多态和动态绑定的特性只有在使用pointer或reference时才能发挥。
#include
class LibMat
{
public:
LibMat() { std::cout << "LibMat::LibMat() default constructor!\n"; }
virtual ~LibMat() { std::cout << "LibMat::~LibMat() destructor!\n"; }
virtual void print() const { std::cout << "LibMat::print() -- I am a LibMat object!\n"; }
};
class Book : public LibMat
{
public:
Book(const std::string &title, const std::string &author)
: _title(title), _author(author)
{
std::cout << "Book::Book( " << _title
<< ", " << _author << " ) constructor!\n";
}
virtual ~Book()
{
std::cout << "Book::~Book() destructor!\n";
}
virtual void print() const
{
std::cout << "Book::print() -- I am a Book object!\n"

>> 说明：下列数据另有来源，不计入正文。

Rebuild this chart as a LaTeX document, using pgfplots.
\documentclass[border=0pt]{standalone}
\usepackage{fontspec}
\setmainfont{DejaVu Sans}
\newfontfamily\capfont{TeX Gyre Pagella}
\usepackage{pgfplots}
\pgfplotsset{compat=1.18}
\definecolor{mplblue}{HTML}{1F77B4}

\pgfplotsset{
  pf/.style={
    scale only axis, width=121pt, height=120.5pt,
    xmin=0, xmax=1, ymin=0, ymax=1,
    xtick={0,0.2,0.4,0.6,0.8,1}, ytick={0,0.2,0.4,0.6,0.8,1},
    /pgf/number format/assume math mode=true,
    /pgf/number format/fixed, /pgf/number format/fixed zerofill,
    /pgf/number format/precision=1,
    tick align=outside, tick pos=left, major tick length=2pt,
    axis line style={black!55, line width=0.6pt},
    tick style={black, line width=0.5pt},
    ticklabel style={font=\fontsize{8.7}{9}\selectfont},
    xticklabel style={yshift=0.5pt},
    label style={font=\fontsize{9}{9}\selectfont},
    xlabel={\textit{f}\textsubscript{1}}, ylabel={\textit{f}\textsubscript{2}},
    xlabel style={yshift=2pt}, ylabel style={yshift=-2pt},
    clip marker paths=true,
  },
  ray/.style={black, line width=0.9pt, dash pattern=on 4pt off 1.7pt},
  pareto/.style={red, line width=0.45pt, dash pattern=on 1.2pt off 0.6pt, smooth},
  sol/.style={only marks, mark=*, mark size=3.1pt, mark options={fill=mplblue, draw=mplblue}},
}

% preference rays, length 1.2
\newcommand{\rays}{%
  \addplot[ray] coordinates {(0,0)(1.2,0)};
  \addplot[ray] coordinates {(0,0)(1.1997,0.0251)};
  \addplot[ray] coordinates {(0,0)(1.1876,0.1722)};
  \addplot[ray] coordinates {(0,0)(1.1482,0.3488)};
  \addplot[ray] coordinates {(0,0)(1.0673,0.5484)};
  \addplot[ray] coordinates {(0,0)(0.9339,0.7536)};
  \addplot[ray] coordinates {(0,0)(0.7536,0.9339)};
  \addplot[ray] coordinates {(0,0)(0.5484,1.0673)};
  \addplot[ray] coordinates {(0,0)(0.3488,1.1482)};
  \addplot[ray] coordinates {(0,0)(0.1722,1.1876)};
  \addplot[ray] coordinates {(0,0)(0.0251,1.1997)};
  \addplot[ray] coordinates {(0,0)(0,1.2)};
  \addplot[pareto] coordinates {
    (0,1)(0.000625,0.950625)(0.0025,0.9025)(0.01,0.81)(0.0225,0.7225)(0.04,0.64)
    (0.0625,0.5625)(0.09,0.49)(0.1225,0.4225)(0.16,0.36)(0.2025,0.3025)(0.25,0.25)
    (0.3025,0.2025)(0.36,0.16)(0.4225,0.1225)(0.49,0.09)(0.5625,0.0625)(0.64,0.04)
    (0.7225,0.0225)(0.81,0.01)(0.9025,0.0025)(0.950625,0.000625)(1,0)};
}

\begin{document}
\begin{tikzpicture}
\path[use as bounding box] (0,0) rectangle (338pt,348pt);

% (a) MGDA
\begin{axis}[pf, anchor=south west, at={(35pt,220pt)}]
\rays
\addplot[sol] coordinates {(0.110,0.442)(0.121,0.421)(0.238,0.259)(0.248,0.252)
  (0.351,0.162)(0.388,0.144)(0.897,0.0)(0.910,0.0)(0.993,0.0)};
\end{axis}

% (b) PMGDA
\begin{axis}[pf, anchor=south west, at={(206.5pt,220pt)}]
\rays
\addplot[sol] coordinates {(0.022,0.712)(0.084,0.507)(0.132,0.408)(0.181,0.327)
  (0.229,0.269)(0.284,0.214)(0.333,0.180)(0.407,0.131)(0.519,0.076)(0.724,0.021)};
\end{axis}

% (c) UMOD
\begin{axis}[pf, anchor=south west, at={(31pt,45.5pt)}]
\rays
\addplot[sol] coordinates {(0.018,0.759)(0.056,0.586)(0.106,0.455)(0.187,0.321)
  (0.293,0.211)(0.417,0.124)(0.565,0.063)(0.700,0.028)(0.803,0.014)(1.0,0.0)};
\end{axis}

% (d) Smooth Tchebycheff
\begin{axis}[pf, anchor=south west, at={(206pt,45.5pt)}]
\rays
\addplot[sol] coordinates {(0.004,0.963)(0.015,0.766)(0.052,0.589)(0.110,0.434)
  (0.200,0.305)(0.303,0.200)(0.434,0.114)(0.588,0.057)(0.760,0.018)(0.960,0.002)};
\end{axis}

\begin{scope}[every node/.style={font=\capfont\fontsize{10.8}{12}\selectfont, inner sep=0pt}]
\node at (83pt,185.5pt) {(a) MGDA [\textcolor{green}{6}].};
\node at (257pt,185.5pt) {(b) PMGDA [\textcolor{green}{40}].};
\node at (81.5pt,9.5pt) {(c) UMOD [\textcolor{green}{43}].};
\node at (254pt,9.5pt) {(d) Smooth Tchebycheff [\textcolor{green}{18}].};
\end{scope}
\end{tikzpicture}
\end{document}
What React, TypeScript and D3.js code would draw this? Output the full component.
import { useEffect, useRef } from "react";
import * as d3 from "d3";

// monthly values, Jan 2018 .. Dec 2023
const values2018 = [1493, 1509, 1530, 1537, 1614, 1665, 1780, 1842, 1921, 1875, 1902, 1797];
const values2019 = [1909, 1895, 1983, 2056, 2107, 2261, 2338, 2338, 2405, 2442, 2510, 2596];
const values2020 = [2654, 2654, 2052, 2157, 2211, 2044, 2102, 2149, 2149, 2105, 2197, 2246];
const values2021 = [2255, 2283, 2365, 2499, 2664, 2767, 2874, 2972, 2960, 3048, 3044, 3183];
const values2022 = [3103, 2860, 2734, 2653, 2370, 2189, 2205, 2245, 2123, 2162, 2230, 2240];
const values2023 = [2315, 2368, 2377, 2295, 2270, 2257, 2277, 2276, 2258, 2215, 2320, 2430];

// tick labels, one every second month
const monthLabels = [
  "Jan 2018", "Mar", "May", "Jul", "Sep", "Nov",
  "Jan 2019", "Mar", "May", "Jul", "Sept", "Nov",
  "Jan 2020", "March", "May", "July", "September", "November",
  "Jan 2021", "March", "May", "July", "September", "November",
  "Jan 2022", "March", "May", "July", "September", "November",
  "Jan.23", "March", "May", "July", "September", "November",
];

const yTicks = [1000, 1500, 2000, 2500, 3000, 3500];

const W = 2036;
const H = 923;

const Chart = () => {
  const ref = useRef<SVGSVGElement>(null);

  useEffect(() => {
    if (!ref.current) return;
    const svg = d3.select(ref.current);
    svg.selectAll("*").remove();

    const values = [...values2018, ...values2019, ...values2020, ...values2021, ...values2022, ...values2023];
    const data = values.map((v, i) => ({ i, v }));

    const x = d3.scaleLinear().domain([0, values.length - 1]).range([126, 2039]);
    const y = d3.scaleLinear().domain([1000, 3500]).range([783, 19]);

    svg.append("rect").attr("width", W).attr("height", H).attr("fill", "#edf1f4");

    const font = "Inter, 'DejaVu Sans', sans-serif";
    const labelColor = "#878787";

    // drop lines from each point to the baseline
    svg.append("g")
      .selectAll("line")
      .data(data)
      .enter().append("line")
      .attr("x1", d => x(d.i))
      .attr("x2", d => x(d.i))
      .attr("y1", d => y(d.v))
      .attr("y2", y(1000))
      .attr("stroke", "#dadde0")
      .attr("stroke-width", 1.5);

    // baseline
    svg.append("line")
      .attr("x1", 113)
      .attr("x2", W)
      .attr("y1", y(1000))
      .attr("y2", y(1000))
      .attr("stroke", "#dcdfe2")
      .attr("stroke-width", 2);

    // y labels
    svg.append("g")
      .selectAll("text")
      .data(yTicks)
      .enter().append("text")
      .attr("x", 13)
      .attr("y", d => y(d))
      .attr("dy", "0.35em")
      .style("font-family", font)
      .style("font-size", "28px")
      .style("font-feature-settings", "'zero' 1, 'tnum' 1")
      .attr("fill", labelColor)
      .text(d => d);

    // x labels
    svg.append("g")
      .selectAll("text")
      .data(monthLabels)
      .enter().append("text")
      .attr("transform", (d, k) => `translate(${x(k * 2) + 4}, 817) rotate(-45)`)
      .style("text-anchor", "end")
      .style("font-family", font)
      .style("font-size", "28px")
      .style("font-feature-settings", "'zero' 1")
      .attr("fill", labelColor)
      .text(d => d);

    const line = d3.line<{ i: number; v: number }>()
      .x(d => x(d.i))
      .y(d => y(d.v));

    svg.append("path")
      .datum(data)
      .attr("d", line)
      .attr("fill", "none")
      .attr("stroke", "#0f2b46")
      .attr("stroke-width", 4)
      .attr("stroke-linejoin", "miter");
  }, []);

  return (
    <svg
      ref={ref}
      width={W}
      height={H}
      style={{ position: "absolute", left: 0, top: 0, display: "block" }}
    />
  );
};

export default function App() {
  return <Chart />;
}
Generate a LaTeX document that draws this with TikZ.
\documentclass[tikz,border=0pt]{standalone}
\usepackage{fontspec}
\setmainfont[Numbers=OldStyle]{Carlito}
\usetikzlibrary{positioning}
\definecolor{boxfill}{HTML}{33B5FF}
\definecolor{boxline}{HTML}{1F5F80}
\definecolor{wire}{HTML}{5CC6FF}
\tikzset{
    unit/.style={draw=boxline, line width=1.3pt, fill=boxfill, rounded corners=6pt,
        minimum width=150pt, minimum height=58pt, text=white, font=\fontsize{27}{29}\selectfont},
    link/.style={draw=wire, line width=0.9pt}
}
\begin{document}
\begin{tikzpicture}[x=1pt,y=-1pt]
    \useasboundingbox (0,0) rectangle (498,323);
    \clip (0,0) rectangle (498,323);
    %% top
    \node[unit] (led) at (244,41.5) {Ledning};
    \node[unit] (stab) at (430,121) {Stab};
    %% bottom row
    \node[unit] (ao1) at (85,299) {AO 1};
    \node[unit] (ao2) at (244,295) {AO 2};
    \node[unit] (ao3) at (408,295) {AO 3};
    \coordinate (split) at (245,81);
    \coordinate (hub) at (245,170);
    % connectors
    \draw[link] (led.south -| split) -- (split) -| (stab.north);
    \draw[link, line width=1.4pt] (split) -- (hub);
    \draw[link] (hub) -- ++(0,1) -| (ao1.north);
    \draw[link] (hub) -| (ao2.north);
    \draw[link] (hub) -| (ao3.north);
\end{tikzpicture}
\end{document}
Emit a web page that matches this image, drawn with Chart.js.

<< "My title is: " << _title << '\n'
<< "My author is: " << _author << std::endl;
}
const std::string &title() const { return _title; }
const std::string &author() const { return _author; }
protected:
std::string _title;
std::string _author;
};
class AudioBook : public Book
{
public:
AudioBook(const std::string &title,
const std::string &author, const std::string &narrator)
: Book(title, author), _narrator(narrator)
{
std::cout << "AudioBook::AudioBook( " << _title
<< ", " << _author
<< ", " << _narrator
<< " ) constructor!\n";
}
~AudioBook()
{
std::cout << "AudioBook::~AudioBook() destructor!\n";
}
virtual void print() const
{
std::cout << "AudioBook::print() -- I am an AudioBook object!\n"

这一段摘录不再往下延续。